Problem to solve - Repeat what the lines below say, word for word, and skip every image.

|---|

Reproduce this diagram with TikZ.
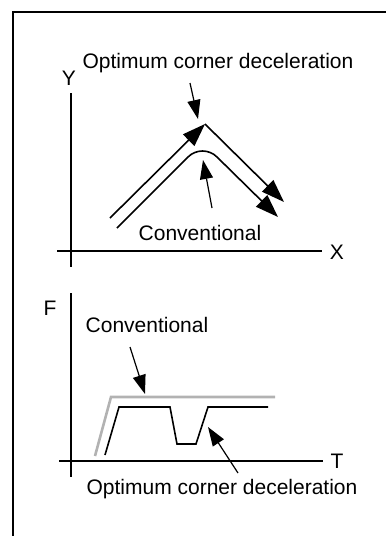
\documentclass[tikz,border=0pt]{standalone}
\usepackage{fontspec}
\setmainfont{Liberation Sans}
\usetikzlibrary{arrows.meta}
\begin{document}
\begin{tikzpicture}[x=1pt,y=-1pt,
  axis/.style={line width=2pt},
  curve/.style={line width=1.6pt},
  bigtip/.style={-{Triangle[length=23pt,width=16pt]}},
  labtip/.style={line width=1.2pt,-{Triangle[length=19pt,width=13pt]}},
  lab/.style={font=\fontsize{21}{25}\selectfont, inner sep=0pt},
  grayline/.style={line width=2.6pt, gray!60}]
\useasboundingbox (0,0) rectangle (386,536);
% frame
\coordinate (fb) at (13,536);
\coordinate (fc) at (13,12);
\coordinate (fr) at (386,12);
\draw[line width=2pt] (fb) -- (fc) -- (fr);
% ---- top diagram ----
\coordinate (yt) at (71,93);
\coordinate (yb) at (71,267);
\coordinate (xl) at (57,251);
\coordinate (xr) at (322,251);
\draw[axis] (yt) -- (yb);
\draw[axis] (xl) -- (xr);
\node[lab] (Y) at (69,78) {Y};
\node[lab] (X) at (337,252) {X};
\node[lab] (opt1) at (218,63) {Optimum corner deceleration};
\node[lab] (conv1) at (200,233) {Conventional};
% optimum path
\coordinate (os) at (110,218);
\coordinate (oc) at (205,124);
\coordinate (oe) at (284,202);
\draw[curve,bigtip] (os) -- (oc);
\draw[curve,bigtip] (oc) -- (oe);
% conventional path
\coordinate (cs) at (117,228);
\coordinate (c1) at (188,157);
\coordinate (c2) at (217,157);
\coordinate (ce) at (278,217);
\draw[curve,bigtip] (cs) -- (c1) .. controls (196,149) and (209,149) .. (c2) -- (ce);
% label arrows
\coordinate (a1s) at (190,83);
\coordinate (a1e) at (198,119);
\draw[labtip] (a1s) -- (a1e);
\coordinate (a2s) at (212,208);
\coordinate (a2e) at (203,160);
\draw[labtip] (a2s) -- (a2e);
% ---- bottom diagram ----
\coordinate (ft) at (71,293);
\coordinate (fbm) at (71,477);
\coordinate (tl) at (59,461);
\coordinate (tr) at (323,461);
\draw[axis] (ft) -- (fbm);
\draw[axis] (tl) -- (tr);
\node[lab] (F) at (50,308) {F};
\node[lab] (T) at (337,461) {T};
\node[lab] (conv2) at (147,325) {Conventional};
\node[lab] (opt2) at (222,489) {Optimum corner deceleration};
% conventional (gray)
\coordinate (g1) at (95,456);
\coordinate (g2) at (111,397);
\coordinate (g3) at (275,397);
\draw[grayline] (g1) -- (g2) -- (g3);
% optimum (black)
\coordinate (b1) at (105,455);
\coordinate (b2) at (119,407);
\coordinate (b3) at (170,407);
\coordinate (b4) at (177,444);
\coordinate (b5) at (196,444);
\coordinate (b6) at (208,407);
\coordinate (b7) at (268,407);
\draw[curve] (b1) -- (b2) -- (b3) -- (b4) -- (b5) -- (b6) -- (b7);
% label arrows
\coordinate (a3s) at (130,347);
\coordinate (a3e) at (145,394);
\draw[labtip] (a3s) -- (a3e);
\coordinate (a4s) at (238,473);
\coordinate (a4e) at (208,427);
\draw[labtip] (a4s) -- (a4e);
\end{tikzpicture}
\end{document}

|---|

The solution -
Reproduce this diagram with TikZ.
\documentclass[tikz,border=0pt]{standalone}
\usepackage{fontspec}
\setmainfont{Liberation Sans}
\usetikzlibrary{arrows.meta}
\begin{document}
\begin{tikzpicture}[x=1pt,y=-1pt,
  axis/.style={line width=2pt},
  curve/.style={line width=1.6pt},
  bigtip/.style={-{Triangle[length=23pt,width=16pt]}},
  labtip/.style={line width=1.2pt,-{Triangle[length=19pt,width=13pt]}},
  lab/.style={font=\fontsize{21}{25}\selectfont, inner sep=0pt},
  grayline/.style={line width=2.6pt, gray!60}]
\useasboundingbox (0,0) rectangle (386,536);
% frame
\coordinate (fb) at (13,536);
\coordinate (fc) at (13,12);
\coordinate (fr) at (386,12);
\draw[line width=2pt] (fb) -- (fc) -- (fr);
% ---- top diagram ----
\coordinate (yt) at (71,93);
\coordinate (yb) at (71,267);
\coordinate (xl) at (57,251);
\coordinate (xr) at (322,251);
\draw[axis] (yt) -- (yb);
\draw[axis] (xl) -- (xr);
\node[lab] (Y) at (69,78) {Y};
\node[lab] (X) at (337,252) {X};
\node[lab] (opt1) at (218,63) {Optimum corner deceleration};
\node[lab] (conv1) at (200,233) {Conventional};
% optimum path
\coordinate (os) at (110,218);
\coordinate (oc) at (205,124);
\coordinate (oe) at (284,202);
\draw[curve,bigtip] (os) -- (oc);
\draw[curve,bigtip] (oc) -- (oe);
% conventional path
\coordinate (cs) at (117,228);
\coordinate (c1) at (188,157);
\coordinate (c2) at (217,157);
\coordinate (ce) at (278,217);
\draw[curve,bigtip] (cs) -- (c1) .. controls (196,149) and (209,149) .. (c2) -- (ce);
% label arrows
\coordinate (a1s) at (190,83);
\coordinate (a1e) at (198,119);
\draw[labtip] (a1s) -- (a1e);
\coordinate (a2s) at (212,208);
\coordinate (a2e) at (203,160);
\draw[labtip] (a2s) -- (a2e);
% ---- bottom diagram ----
\coordinate (ft) at (71,293);
\coordinate (fbm) at (71,477);
\coordinate (tl) at (59,461);
\coordinate (tr) at (323,461);
\draw[axis] (ft) -- (fbm);
\draw[axis] (tl) -- (tr);
\node[lab] (F) at (50,308) {F};
\node[lab] (T) at (337,461) {T};
\node[lab] (conv2) at (147,325) {Conventional};
\node[lab] (opt2) at (222,489) {Optimum corner deceleration};
% conventional (gray)
\coordinate (g1) at (95,456);
\coordinate (g2) at (111,397);
\coordinate (g3) at (275,397);
\draw[grayline] (g1) -- (g2) -- (g3);
% optimum (black)
\coordinate (b1) at (105,455);
\coordinate (b2) at (119,407);
\coordinate (b3) at (170,407);
\coordinate (b4) at (177,444);
\coordinate (b5) at (196,444);
\coordinate (b6) at (208,407);
\coordinate (b7) at (268,407);
\draw[curve] (b1) -- (b2) -- (b3) -- (b4) -- (b5) -- (b6) -- (b7);
% label arrows
\coordinate (a3s) at (130,347);
\coordinate (a3e) at (145,394);
\draw[labtip] (a3s) -- (a3e);
\coordinate (a4s) at (238,473);
\coordinate (a4e) at (208,427);
\draw[labtip] (a4s) -- (a4e);
\end{tikzpicture}
\end{document}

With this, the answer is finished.